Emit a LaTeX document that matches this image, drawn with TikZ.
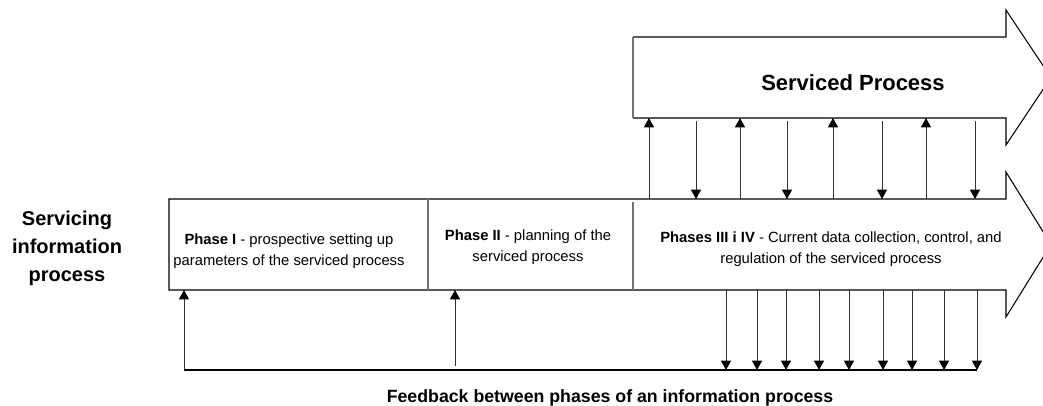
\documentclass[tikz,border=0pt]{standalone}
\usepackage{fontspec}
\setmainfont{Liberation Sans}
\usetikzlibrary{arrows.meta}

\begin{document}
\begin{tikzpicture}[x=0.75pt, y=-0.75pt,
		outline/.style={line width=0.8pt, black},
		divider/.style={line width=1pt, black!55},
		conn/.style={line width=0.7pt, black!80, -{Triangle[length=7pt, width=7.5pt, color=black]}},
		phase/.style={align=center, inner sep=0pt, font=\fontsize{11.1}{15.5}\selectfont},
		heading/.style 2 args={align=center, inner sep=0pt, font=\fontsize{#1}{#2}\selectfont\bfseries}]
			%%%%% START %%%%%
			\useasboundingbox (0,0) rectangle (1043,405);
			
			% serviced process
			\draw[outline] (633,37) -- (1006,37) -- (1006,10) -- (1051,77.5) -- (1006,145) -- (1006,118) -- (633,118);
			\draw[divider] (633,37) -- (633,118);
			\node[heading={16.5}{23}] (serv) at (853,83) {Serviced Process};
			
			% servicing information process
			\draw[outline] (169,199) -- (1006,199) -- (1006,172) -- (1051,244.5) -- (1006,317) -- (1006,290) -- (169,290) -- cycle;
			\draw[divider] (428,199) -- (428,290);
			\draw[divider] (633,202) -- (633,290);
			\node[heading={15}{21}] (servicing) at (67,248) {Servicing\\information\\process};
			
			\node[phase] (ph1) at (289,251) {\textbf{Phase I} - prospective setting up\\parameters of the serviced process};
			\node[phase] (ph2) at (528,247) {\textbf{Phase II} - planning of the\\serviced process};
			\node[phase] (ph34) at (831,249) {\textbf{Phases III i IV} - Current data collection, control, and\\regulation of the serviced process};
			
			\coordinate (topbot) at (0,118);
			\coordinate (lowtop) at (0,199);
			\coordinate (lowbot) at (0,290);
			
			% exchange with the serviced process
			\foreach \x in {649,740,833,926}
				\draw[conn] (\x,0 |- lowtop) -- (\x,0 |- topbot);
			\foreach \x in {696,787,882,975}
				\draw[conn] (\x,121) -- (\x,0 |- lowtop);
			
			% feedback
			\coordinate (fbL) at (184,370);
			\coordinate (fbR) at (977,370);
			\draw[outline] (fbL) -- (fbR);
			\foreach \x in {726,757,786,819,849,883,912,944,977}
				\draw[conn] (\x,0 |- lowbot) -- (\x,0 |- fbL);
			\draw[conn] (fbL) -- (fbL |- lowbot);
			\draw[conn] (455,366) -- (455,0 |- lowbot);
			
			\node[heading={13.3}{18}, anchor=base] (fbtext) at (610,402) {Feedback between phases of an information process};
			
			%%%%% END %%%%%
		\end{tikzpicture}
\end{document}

──────────────────────────────

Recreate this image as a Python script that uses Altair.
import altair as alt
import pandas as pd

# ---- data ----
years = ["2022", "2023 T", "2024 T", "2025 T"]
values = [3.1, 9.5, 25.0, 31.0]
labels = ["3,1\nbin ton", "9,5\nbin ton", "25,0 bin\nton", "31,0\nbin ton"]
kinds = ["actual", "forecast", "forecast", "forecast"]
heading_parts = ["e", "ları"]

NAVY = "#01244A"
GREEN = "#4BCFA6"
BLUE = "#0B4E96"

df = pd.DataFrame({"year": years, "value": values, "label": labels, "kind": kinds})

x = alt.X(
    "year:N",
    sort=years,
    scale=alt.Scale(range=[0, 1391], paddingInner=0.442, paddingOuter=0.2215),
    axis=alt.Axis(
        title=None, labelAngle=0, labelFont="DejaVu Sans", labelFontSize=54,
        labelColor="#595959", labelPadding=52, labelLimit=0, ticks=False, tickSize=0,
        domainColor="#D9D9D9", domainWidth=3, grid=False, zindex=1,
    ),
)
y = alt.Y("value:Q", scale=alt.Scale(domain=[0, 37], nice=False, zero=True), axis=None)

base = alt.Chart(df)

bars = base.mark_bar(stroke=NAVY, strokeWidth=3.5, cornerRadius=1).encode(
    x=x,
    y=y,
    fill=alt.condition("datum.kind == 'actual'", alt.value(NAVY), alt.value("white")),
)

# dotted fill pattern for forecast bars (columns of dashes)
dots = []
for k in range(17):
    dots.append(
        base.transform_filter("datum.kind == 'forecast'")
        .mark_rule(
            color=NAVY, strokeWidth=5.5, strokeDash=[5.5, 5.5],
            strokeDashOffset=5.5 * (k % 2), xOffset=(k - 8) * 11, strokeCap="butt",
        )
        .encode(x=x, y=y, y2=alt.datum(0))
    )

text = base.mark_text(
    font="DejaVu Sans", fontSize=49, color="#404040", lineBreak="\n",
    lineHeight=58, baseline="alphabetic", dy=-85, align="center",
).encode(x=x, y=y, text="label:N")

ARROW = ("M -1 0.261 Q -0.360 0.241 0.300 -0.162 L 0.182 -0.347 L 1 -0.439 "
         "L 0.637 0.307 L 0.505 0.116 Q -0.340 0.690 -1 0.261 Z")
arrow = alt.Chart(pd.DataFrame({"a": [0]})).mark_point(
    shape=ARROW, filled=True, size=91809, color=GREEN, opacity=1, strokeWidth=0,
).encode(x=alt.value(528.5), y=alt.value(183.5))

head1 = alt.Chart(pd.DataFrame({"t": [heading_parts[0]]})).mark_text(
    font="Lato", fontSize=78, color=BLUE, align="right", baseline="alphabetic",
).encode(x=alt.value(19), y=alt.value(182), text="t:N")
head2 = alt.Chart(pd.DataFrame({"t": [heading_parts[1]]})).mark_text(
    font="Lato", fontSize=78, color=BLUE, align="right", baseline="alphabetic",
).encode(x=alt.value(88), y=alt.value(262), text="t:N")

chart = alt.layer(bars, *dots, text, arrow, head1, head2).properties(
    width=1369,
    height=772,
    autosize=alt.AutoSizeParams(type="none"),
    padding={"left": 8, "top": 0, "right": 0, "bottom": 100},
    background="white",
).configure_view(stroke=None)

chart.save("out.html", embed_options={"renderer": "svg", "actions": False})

──────────────────────────────

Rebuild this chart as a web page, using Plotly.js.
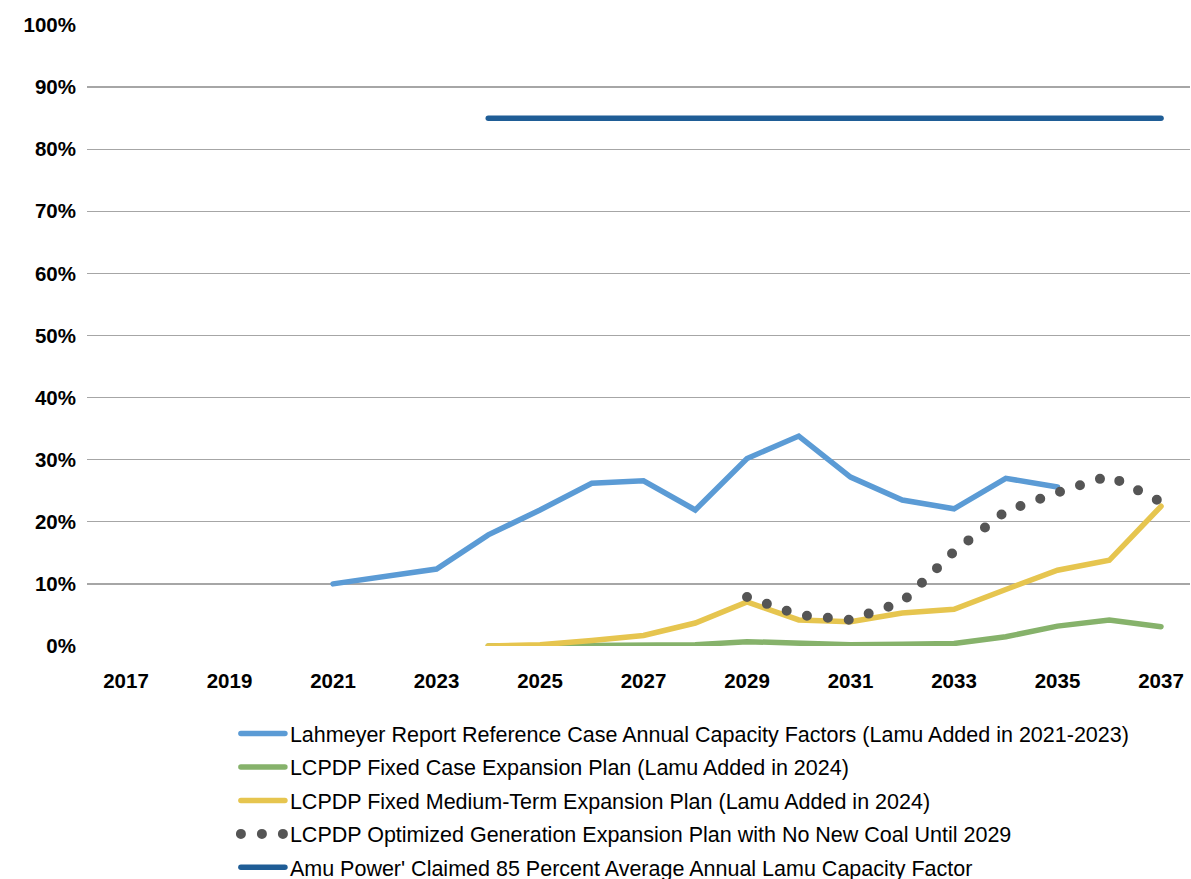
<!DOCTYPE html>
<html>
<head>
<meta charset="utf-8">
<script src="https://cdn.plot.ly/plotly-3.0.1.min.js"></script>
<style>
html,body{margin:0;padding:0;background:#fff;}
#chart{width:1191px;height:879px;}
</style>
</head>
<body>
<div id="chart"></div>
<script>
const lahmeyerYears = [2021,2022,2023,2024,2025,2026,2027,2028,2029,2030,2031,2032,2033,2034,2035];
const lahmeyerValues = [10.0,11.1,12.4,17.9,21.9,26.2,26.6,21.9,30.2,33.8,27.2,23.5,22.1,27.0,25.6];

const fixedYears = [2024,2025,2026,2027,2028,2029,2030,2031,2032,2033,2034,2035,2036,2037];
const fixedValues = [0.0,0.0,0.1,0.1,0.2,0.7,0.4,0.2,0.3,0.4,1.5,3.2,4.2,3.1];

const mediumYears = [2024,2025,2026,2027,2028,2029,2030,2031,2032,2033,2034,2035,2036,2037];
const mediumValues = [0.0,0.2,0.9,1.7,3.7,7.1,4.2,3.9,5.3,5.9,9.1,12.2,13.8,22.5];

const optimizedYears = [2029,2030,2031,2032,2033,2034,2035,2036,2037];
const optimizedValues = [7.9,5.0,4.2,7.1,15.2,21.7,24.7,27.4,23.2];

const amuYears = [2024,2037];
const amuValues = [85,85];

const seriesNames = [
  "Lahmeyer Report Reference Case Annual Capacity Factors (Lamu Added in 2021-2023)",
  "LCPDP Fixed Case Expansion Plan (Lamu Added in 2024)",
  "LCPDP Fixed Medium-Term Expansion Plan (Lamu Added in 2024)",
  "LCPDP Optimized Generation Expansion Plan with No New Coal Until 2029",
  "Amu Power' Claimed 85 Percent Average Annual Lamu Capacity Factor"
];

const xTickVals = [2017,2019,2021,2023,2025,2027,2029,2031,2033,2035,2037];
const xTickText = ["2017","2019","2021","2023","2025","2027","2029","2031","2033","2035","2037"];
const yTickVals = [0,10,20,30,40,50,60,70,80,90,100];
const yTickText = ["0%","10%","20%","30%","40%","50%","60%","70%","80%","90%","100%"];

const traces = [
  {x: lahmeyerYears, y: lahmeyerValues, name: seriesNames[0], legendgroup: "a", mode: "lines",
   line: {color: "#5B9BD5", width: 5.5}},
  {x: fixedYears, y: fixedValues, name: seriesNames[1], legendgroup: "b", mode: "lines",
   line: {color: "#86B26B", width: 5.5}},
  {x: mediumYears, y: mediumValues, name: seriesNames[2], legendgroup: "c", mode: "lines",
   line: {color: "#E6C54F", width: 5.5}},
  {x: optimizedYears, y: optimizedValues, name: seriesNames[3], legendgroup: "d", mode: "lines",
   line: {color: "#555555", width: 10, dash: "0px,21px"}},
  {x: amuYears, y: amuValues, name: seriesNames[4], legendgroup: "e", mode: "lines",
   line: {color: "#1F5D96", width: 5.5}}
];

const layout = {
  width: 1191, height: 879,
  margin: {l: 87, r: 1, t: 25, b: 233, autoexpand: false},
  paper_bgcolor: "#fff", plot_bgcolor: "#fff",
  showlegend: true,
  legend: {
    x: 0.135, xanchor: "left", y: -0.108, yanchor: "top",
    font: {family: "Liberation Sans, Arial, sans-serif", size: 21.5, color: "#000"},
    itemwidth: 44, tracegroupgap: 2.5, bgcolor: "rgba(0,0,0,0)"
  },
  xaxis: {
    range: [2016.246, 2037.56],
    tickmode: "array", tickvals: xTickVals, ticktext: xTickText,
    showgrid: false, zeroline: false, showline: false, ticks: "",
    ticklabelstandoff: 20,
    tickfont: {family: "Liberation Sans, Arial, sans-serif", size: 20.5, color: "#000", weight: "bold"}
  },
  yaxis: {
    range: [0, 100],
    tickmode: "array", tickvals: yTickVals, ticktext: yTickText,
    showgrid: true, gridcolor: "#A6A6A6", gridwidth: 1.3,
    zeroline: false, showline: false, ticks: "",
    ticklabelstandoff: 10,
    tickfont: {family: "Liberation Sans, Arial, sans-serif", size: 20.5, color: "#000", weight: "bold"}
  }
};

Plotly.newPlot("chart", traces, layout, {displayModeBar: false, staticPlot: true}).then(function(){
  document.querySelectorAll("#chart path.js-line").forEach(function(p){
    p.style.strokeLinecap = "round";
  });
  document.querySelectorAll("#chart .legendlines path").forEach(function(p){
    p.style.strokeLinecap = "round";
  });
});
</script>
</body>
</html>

──────────────────────────────

▸ **Written exercise**: From the listing above, pick out every line containing "this".

▸ **Final result**:
Emit a LaTeX document that matches this image, drawn with TikZ.
Recreate this image as a Python script that uses Altair.
Rebuild this chart as a web page, using Plotly.js.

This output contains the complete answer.